|
下机了,眨眨眼睛,从屏幕上的虚拟的厮杀中挣脱开来,才觉得自己好象仍在呼唤,但大脑似乎有点转不过来。抬头看看窗上染着的一片晨光,已听到了四下里有人在嘎嘎地活动着骨头关节,叹了口气,甩甩头,听到脖子响了两声,才觉得好了点。丢开鼠标,站起来,出门……
迎面而来的冷风让人觉得很好。身体很轻,视力很好,脚步很浮,甚至有点想奔跑的欲望,脑袋里没有什么念头,只肆意地把目光抛来抛去,好象一切都很新鲜,和朋友们大声地调笑两句,不把那些夹着书包往教室跑的人放在眼里。告诉自己,这才是生活——于是很有一种叛逆的快感。
就像高二。
不知怎的,会忽然想到高二,可能是朋友苍白的脸,让我想到了从前的朋友,甚至我们之间的针锋相对的讽刺也像从前,还有此时的心情。

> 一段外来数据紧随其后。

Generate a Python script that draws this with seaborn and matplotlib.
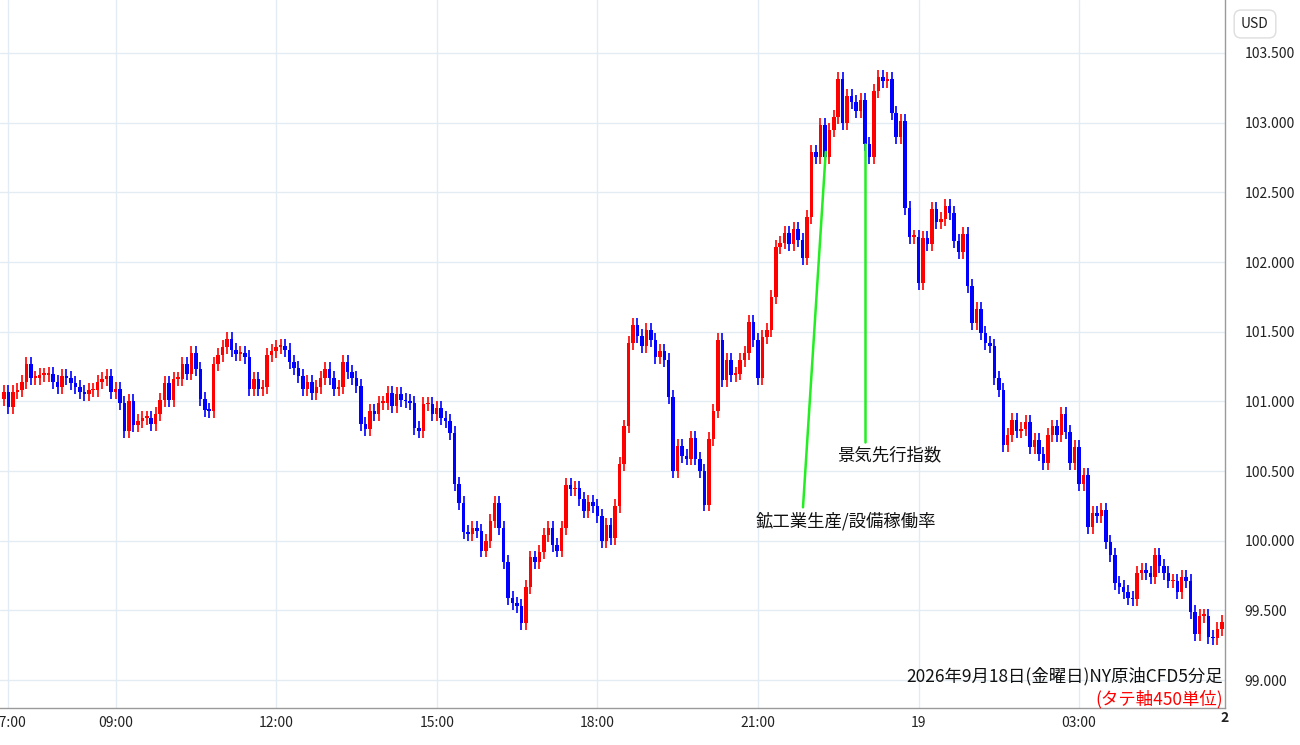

高二时开始疯狂的玩电脑和PS,从《实况足球》、《炎龙骑士团》、《金庸群侠传》、《diablo》、《大航海时代》……通宵是家常便饭了。可能是因为老爸老妈不怎么管的缘故(在他们眼里我是‘乖’孩子!),所以才肆无忌惮。也有一群志同道合的兄弟,常常像这样张狂地走在清晨或夜晚的路上。要么是下晚自习后赶着去上机,要么是下机后赶着去上课。我们谈论着昨晚的进度,呼吸着清晨清新的空气,大呼小叫,在破破烂烂的小厕所里出请存货,互相追打。路上我们会经过一个斜坡,斜坡两旁是大树,可以听到小鸟的叫声,初生的阳光也从树叶的缝隙之间透下来,很舒服……我们静默了一下,然后放肆的大呼小叫,并相信这样的日子会永远持续。诸如此类的记忆填满了那短暂的三年时光,在回忆时,它们闪耀着耀眼的,那种已经消失的,永远无法复得的光芒……

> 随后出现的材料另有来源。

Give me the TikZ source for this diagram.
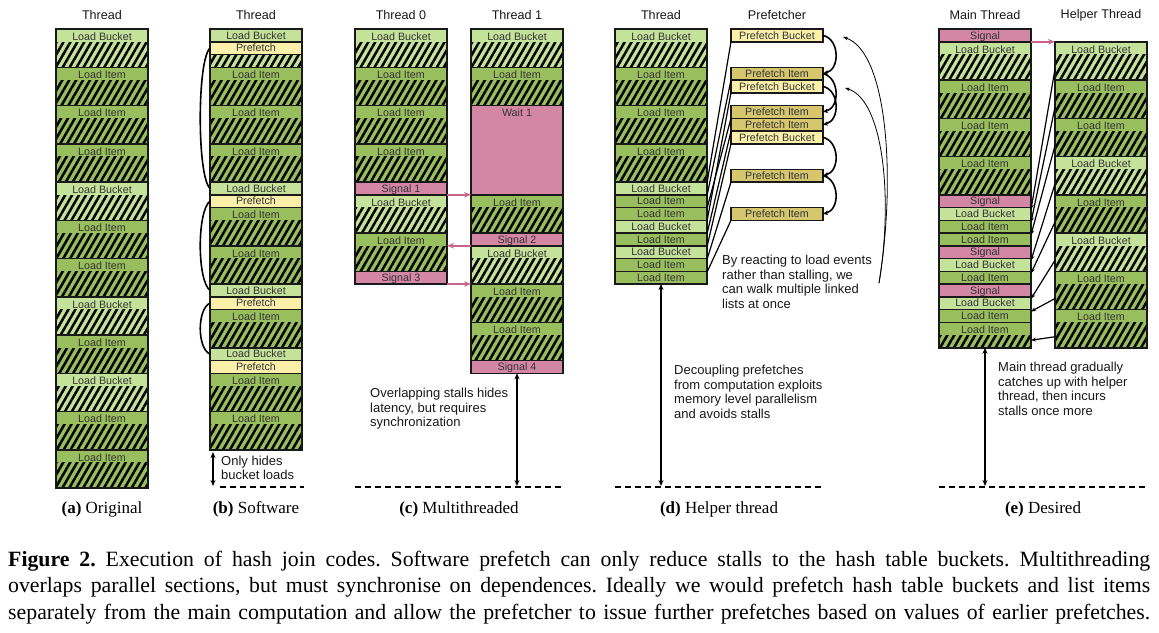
\documentclass[tikz,border=0pt]{standalone}
\usepackage{fontspec}
\setmainfont{Liberation Serif}
\newfontfamily\labfont{Liberation Sans}
\usetikzlibrary{patterns.meta,calc,arrows.meta}
\definecolor{lbc}{RGB}{197,226,155}
\definecolor{lic}{RGB}{153,190,93}
\definecolor{pfc}{RGB}{250,240,170}
\definecolor{pic}{RGB}{214,198,110}
\definecolor{sgc}{RGB}{212,135,165}
\definecolor{sga}{RGB}{200,100,140}
\newcommand\TallB[5]{\node[tall={#5},fill=#4] (#1) at ({#2},{29+12.75*#3}) {};}
\newcommand\SmallB[5]{\node[small,fill=#4] (#1) at ({#2},{29+12.75*#3}) {#5};}
\frenchspacing
\begin{document}
\begin{tikzpicture}[x=1pt,y=-1pt,
  box/.style={draw=black!90, line width=1.5pt, minimum width=92pt, anchor=north west,
    inner sep=0pt, outer sep=0pt, font=\labfont\fontsize{10.7}{12}\selectfont, text=black!80},
  hatchlow/.style={path picture={\fill[pattern={Lines[angle=60,distance=6pt,line width=2.5pt]},pattern color=black]
      ([yshift=-13pt]path picture bounding box.north west) rectangle (path picture bounding box.south east);}},
  hatchall/.style={path picture={\fill[pattern={Lines[angle=60,distance=6pt,line width=2.5pt]},pattern color=black]
      (path picture bounding box.north west) rectangle (path picture bounding box.south east);}},
  lbltop/.style={anchor=center, yshift=-7.5pt, inner sep=0pt, font=\labfont\fontsize{10.7}{12}\selectfont, text=black!80},
  tall/.style={box, hatchlow, minimum height=38.25pt, label={[lbltop]north:#1}},
  small/.style={box, minimum height=12.75pt, text height=7.7pt, text depth=0pt},
  hdr/.style={font=\labfont\fontsize{12.6}{14}\selectfont, text=black!90, inner sep=0pt},
  note/.style={font=\labfont\fontsize{13}{14.5}\selectfont, text=black!90, inner sep=0pt, align=left, anchor=north west},
  sig/.style={draw=sga, line width=1.6pt, -{Stealth[length=7pt,width=5.5pt]}},
  dep/.style={draw=black, line width=1.2pt, -{Stealth[length=5pt,width=4pt]}},
  arcb/.style={draw=black, line width=1.6pt},
  arcA/.style={draw=black, line width=1.6pt, -{Stealth[length=5pt,width=4.5pt]}},
  thinA/.style={draw=black, line width=0.8pt, -{Stealth[length=5pt,width=3.5pt]}},
  dbl/.style={draw=black, line width=1.8pt, {Stealth[length=6pt,width=5pt]}-{Stealth[length=6pt,width=5pt]}},
  baseln/.style={draw=black, line width=1.8pt, dash pattern=on 6pt off 4pt},
  subcap/.style={font=\fontsize{17}{20}\selectfont, inner sep=0pt, anchor=base},
  captext/.style={font=\fontsize{21.8}{26}\selectfont, inner sep=0pt, anchor=base west}]
\fill[white] (0,0) rectangle (1159,632);
\useasboundingbox (0,0) rectangle (1159,632);

% headers
\node[hdr] (hA) at (102,15) {Thread};
\node[hdr] (hB) at (256,15) {Thread};
\node[hdr] (hC0) at (401,15) {Thread 0};
\node[hdr] (hC1) at (517,15) {Thread 1};
\node[hdr] (hD) at (661,15) {Thread};
\node[hdr] (hP) at (777,15) {Prefetcher};
\node[hdr] (hE0) at (985,15) {Main Thread};
\node[hdr] (hE1) at (1101,15) {Helper Thread};

% (a)
\TallB{a0}{56}{0}{lbc}{Load Bucket}
\TallB{a1}{56}{3}{lic}{Load Item}
\TallB{a2}{56}{6}{lic}{Load Item}
\TallB{a3}{56}{9}{lic}{Load Item}
\TallB{a4}{56}{12}{lbc}{Load Bucket}
\TallB{a5}{56}{15}{lic}{Load Item}
\TallB{a6}{56}{18}{lic}{Load Item}
\TallB{a7}{56}{21}{lbc}{Load Bucket}
\TallB{a8}{56}{24}{lic}{Load Item}
\TallB{a9}{56}{27}{lbc}{Load Bucket}
\TallB{a10}{56}{30}{lic}{Load Item}
\TallB{a11}{56}{33}{lic}{Load Item}

% (b)
\SmallB{b0}{210}{0}{lbc}{Load Bucket}
\SmallB{b1}{210}{1}{pfc}{Prefetch}
\node[small, hatchall, fill=lbc] (b2) at (210,{29+12.75*2}) {};
\TallB{b3}{210}{3}{lic}{Load Item}
\TallB{b4}{210}{6}{lic}{Load Item}
\TallB{b5}{210}{9}{lic}{Load Item}
\SmallB{b6}{210}{12}{lbc}{Load Bucket}
\SmallB{b7}{210}{13}{pfc}{Prefetch}
\TallB{b8}{210}{14}{lic}{Load Item}
\TallB{b9}{210}{17}{lic}{Load Item}
\SmallB{b10}{210}{20}{lbc}{Load Bucket}
\SmallB{b11}{210}{21}{pfc}{Prefetch}
\TallB{b12}{210}{22}{lic}{Load Item}
\SmallB{b13}{210}{25}{lbc}{Load Bucket}
\SmallB{b14}{210}{26}{pfc}{Prefetch}
\TallB{b15}{210}{27}{lic}{Load Item}
\TallB{b16}{210}{30}{lic}{Load Item}
\draw[arcb] (b1.west) .. controls +(-13,12) and +(-13,-12) .. (b6.west);
\draw[arcb] (b7.west) .. controls +(-13,10) and +(-13,-10) .. (b10.west);
\draw[arcb] (b11.west) .. controls +(-13,6) and +(-13,-6) .. (b13.west);
\coordinate (bT) at (213,452);
\coordinate (bB) at (213,486);
\draw[dbl] (bT) -- (bB);
\node[note] (nB) at (221,455.5) {Only hides\\bucket loads};
\coordinate (bl0) at (220,487);
\coordinate (bl1) at (304,487);
\draw[baseln] (bl0) -- (bl1);

% (c) thread 0
\TallB{c0}{355}{0}{lbc}{Load Bucket}
\TallB{c1}{355}{3}{lic}{Load Item}
\TallB{c2}{355}{6}{lic}{Load Item}
\TallB{c3}{355}{9}{lic}{Load Item}
\SmallB{c4}{355}{12}{sgc}{Signal 1}
\TallB{c5}{355}{13}{lbc}{Load Bucket}
\TallB{c6}{355}{16}{lic}{Load Item}
\SmallB{c7}{355}{19}{sgc}{Signal 3}
% (c) thread 1
\TallB{t0}{471}{0}{lbc}{Load Bucket}
\TallB{t1}{471}{3}{lic}{Load Item}
\node[box, fill=sgc, minimum height=89.25pt, label={[lbltop]north:Wait 1}] (t2) at (471,{29+12.75*6}) {};
\TallB{t3}{471}{13}{lic}{Load Item}
\SmallB{t4}{471}{16}{sgc}{Signal 2}
\TallB{t5}{471}{17}{lbc}{Load Bucket}
\TallB{t6}{471}{20}{lic}{Load Item}
\TallB{t7}{471}{23}{lic}{Load Item}
\SmallB{t8}{471}{26}{sgc}{Signal 4}
\draw[sig] (c4.south east) -- (t2.south west);
\draw[sig] (t4.south west) -- (t4.south west -| c6.east);
\draw[sig] (c7.south east) -- (c7.south east -| t5.west);
\coordinate (cB) at (517,486);
\draw[dbl] (t8.south) -- (cB);
\node[note] (nC) at (370,388) {Overlapping stalls hides\\latency, but requires\\synchronization};
\coordinate (cl0) at (355,487);
\coordinate (cl1) at (563,487);
\draw[baseln] (cl0) -- (cl1);

% (d) thread
\TallB{d0}{615}{0}{lbc}{Load Bucket}
\TallB{d1}{615}{3}{lic}{Load Item}
\TallB{d2}{615}{6}{lic}{Load Item}
\TallB{d3}{615}{9}{lic}{Load Item}
\SmallB{d4}{615}{12}{lbc}{Load Bucket}
\SmallB{d5}{615}{13}{lic}{Load Item}
\SmallB{d6}{615}{14}{lic}{Load Item}
\SmallB{d7}{615}{15}{lbc}{Load Bucket}
\SmallB{d8}{615}{16}{lic}{Load Item}
\SmallB{d9}{615}{17}{lbc}{Load Bucket}
\SmallB{d10}{615}{18}{lic}{Load Item}
\SmallB{d11}{615}{19}{lic}{Load Item}
% (d) prefetcher
\SmallB{p0}{731}{0}{pfc}{Prefetch Bucket}
\SmallB{p3}{731}{3}{pic}{Prefetch Item}
\SmallB{p4}{731}{4}{pfc}{Prefetch Bucket}
\SmallB{p6}{731}{6}{pic}{Prefetch Item}
\SmallB{p7}{731}{7}{pic}{Prefetch Item}
\SmallB{p8}{731}{8}{pfc}{Prefetch Bucket}
\SmallB{p11}{731}{11}{pic}{Prefetch Item}
\SmallB{p14}{731}{14}{pic}{Prefetch Item}
\foreach \p/\d in {p0/d4,p3/d5,p6/d6,p4/d7,p7/d8,p8/d9,p11/d10,p14/d11}
  \draw[black, line width=1.2pt] (\p.south west) -- ([yshift=-1pt]\d.north east);
\draw[arcA] (p0.east) .. controls +(17,4) and +(17,-4) .. (p3.east);
\draw[arcA] (p3.east) .. controls +(17,4) and +(17,-4) .. (p6.east);
\draw[arcA] (p4.east) .. controls +(17,4) and +(17,-4) .. (p7.east);
\draw[arcA] (p8.east) .. controls +(17,4) and +(17,-4) .. (p11.east);
\draw[arcA] (p11.east) .. controls +(17,4) and +(17,-4) .. (p14.east);
\coordinate (dq) at (879,283);
\coordinate (dq1) at (843,37);
\coordinate (dq2) at (845,88);
\draw[thinA] (dq) .. controls (896,180) and (888,52) .. (dq1);
\draw[thinA] (dq) .. controls (893,200) and (884,100) .. (dq2);
\node[note] (nD1) at (722,255) {By reacting to load events\\rather than stalling, we\\can walk multiple linked\\lists at once};
\coordinate (dB) at (661,486);
\draw[dbl] (d11.south) -- (dB);
\node[note] (nD2) at (674,365) {Decoupling prefetches\\from computation exploits\\memory level parallelism\\and avoids stalls};
\coordinate (dl0) at (615,487);
\coordinate (dl1) at (823,487);
\draw[baseln] (dl0) -- (dl1);

% (e) main
\SmallB{e0}{939}{0}{sgc}{Signal}
\TallB{e1}{939}{1}{lbc}{Load Bucket}
\TallB{e2}{939}{4}{lic}{Load Item}
\TallB{e3}{939}{7}{lic}{Load Item}
\TallB{e4}{939}{10}{lic}{Load Item}
\SmallB{e5}{939}{13}{sgc}{Signal}
\SmallB{e6}{939}{14}{lbc}{Load Bucket}
\SmallB{e7}{939}{15}{lic}{Load Item}
\SmallB{e8}{939}{16}{lic}{Load Item}
\SmallB{e9}{939}{17}{sgc}{Signal}
\SmallB{e10}{939}{18}{lbc}{Load Bucket}
\SmallB{e11}{939}{19}{lic}{Load Item}
\SmallB{e12}{939}{20}{sgc}{Signal}
\SmallB{e13}{939}{21}{lbc}{Load Bucket}
\SmallB{e14}{939}{22}{lic}{Load Item}
\node[box, hatchlow, fill=lic, minimum height=25.5pt, label={[lbltop]north:Load Item}] (e15) at (939,{29+12.75*23}) {};
% (e) helper
\TallB{h0}{1055}{1}{lbc}{Load Bucket}
\TallB{h1}{1055}{4}{lic}{Load Item}
\TallB{h2}{1055}{7}{lic}{Load Item}
\TallB{h3}{1055}{10}{lbc}{Load Bucket}
\TallB{h4}{1055}{13}{lic}{Load Item}
\TallB{h5}{1055}{16}{lbc}{Load Bucket}
\TallB{h6}{1055}{19}{lic}{Load Item}
\TallB{h7}{1055}{22}{lic}{Load Item}
\draw[sig] (e0.south east) -- (h0.north west);
\foreach \h/\e in {h0/e6,h1/e7,h2/e8,h3/e10,h4/e11,h5/e13,h6/e14}
  \draw[dep] ([yshift=11pt]\h.south west) -- ([yshift=-2pt]\e.north east);
\draw[dep] ([yshift=11pt]h7.south west) -- ([yshift=-18pt]e15.north east);
\coordinate (eB) at (985,486);
\draw[dbl] (e15.south) -- (eB);
\node[note] (nE) at (998,362) {Main thread gradually\\catches up with helper\\thread, then incurs\\stalls once more};
\coordinate (el0) at (939,487);
\coordinate (el1) at (1147,487);
\draw[baseln] (el0) -- (el1);

% sub-captions
\node[subcap] (sA) at (102,513) {\textbf{(a)} Original};
\node[subcap] (sB) at (256,513) {\textbf{(b)} Software};
\node[subcap] (sC) at (459,513) {\textbf{(c)} Multithreaded};
\node[subcap] (sD) at (719,513) {\textbf{(d)} Helper thread};
\node[subcap] (sE) at (1043,513) {\textbf{(e)} Desired};

% caption
\node[captext] (k1) at (8,566) {\makebox[1142pt][s]{\textbf{Figure 2.} Execution of hash join codes. Software prefetch can only reduce stalls to the hash table buckets. Multithreading}};
\node[captext] (k2) at (8,592.5) {\makebox[1142pt][s]{overlaps parallel sections, but must synchronise on dependences. Ideally we would prefetch hash table buckets and list items}};
\node[captext] (k3) at (8,619) {\makebox[1142pt][s]{separately from the main computation and allow the prefetcher to issue further prefetches based on values of earlier prefetches.}};
\end{tikzpicture}
\end{document}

那段日子轻松而模糊,就像刚刚打了一个通宵的电脑,可以什么都不想,也可以什么都想。生活没有什么确定的目的,因而显得有点有趣而无聊。或许每个人都有这样的一段日子,不知道那一切到底有什么意义,只知道它的确存在过。因为那段日子和回忆中的其他日子不同,有点标新立异的不伦不类。每次回想时,都会莫名其妙地忽视所有的那些漏洞和遗憾,以至于那段时光变成生命里最美好的一段日子。

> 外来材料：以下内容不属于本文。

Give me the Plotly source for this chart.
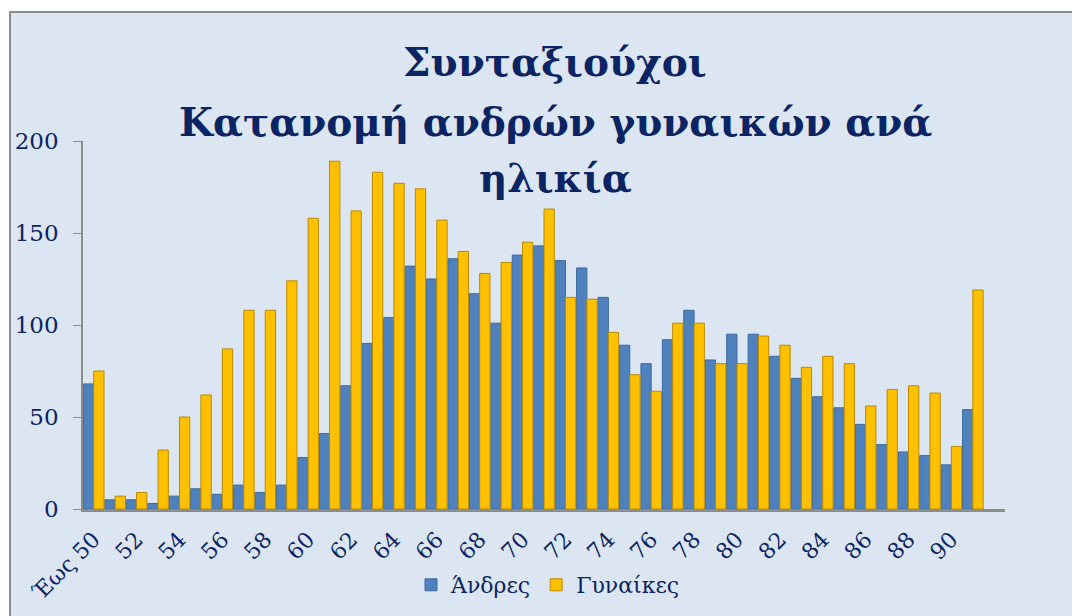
import plotly.graph_objects as go

categories = ["Έως 50"] + [str(a) for a in range(51, 91)] + ["91"]
men = [68, 5, 5, 3, 7, 11, 8, 13, 9, 13, 28, 41, 67, 90, 104, 132, 125, 136, 117, 101,
       138, 143, 135, 131, 115, 89, 79, 92, 108, 81, 95, 95, 83, 71, 61, 55, 46, 35, 31, 29,
       24, 54]
women = [75, 7, 9, 32, 50, 62, 87, 108, 108, 124, 158, 189, 162, 183, 177, 174, 157, 140, 128, 134,
         145, 163, 115, 114, 96, 73, 64, 101, 101, 79, 79, 94, 89, 77, 83, 79, 56, 65, 67, 63,
         34, 119]
tick_labels = categories[0:41:2]
title_lines = ["Συνταξιούχοι", "Κατανομή ανδρών γυναικών ανά", "ηλικία"]

NAVY = "#0B2463"
SERIF = "DejaVu Serif"

fig = go.Figure()
fig.add_trace(go.Bar(x=categories, y=men, name="Άνδρες",
                     marker=dict(color="#4F81BD", line=dict(color="#3B6AA3", width=1))))
fig.add_trace(go.Bar(x=categories, y=women, name="Γυναίκες",
                     marker=dict(color="#FFC000", line=dict(color="#B88A00", width=1))))

# page is offset by the 8px body margin
OFF = 8
W, H = 1080 - OFF, 616 - OFF
L, R, T, B = 83 - OFF, 75, 141 - OFF, 616 - 509
pw, ph = W - L - R, H - T - B


def py(page_y):
    """page pixel y -> paper y"""
    return (T + ph - (page_y - OFF)) / ph


def px(page_x):
    return (page_x - OFF - L) / pw


title_y = [62, 122, 178]
annotations = [dict(text=t, xref="paper", yref="paper", x=px(555), y=py(yy), xanchor="center",
                    yanchor="middle", showarrow=False,
                    font=dict(family=SERIF, size=39, color=NAVY, weight="bold"))
               for t, yy in zip(title_lines, title_y)]

fig.update_layout(
    width=W, height=H,
    margin=dict(l=L, r=R, t=T, b=B, autoexpand=False),
    paper_bgcolor="white",
    plot_bgcolor="rgba(0,0,0,0)",
    barmode="group", bargap=0.04, bargroupgap=0,
    annotations=annotations,
    legend=dict(orientation="h", x=px(548), xanchor="center", y=py(585), yanchor="middle",
                font=dict(family=SERIF, size=22, color=NAVY), bgcolor="rgba(0,0,0,0)",
                itemwidth=30, traceorder="normal"),
    showlegend=True,
    xaxis=dict(type="category", range=[-0.5, 42.5], tickmode="array", tickvals=tick_labels,
               ticktext=tick_labels, tickangle=-45, showgrid=False, showline=True,
               linecolor="#8C8C8C", linewidth=3, ticks="", ticklabelstandoff=6,
               tickfont=dict(family=SERIF, size=22, color=NAVY)),
    yaxis=dict(range=[0, 200], tickvals=[0, 50, 100, 150, 200], showgrid=False, showline=True,
               linecolor="#8C8C8C", linewidth=1.5, ticks="outside", ticklen=8, tickcolor="#8C8C8C",
               zeroline=False, ticklabelstandoff=10,
               tickfont=dict(family=SERIF, size=23, color=NAVY)),
    shapes=[dict(type="rect", xref="paper", yref="paper",
                 x0=px(10), x1=px(1200), y0=py(700), y1=py(12),
                 fillcolor="#DCE6F2", line=dict(color="#8C8C8C", width=2), layer="below")],
)

fig.write_html("out.html")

所以有一天,在听Bryan Adams的那首summer of '69的时候会莫名其妙地有想哭。感动的是因为这段歌词:
I got my frist real six string/Bought it at five and dime/Played till my fingers bleed/Was the summer of '69/Me and some guys from school /had a band and wo tried real hard /Jimmy quit and Jody got married/Shoulda known we never get far/Oh when i look back now /That summer seemed to last forever/And if i had the chioce/ Ya i'd always wanna be there /Those were the best days of my life
我承认会因为这段歌词流泪可能是我感情丰富,并且承认其他不流泪的人自有他们的价值观念。我父母很后悔当初放我独自一个人,任我自生自灭的成长,总以为要是有他们督促就一定能考上更好的大学。我不喜欢他们的这种想法,我认为大学和幸福人生没有什么必然的联系,我认为幸福就是该干什么的时候就干什么,我认为高二的时候和朋友疯玩就是幸福。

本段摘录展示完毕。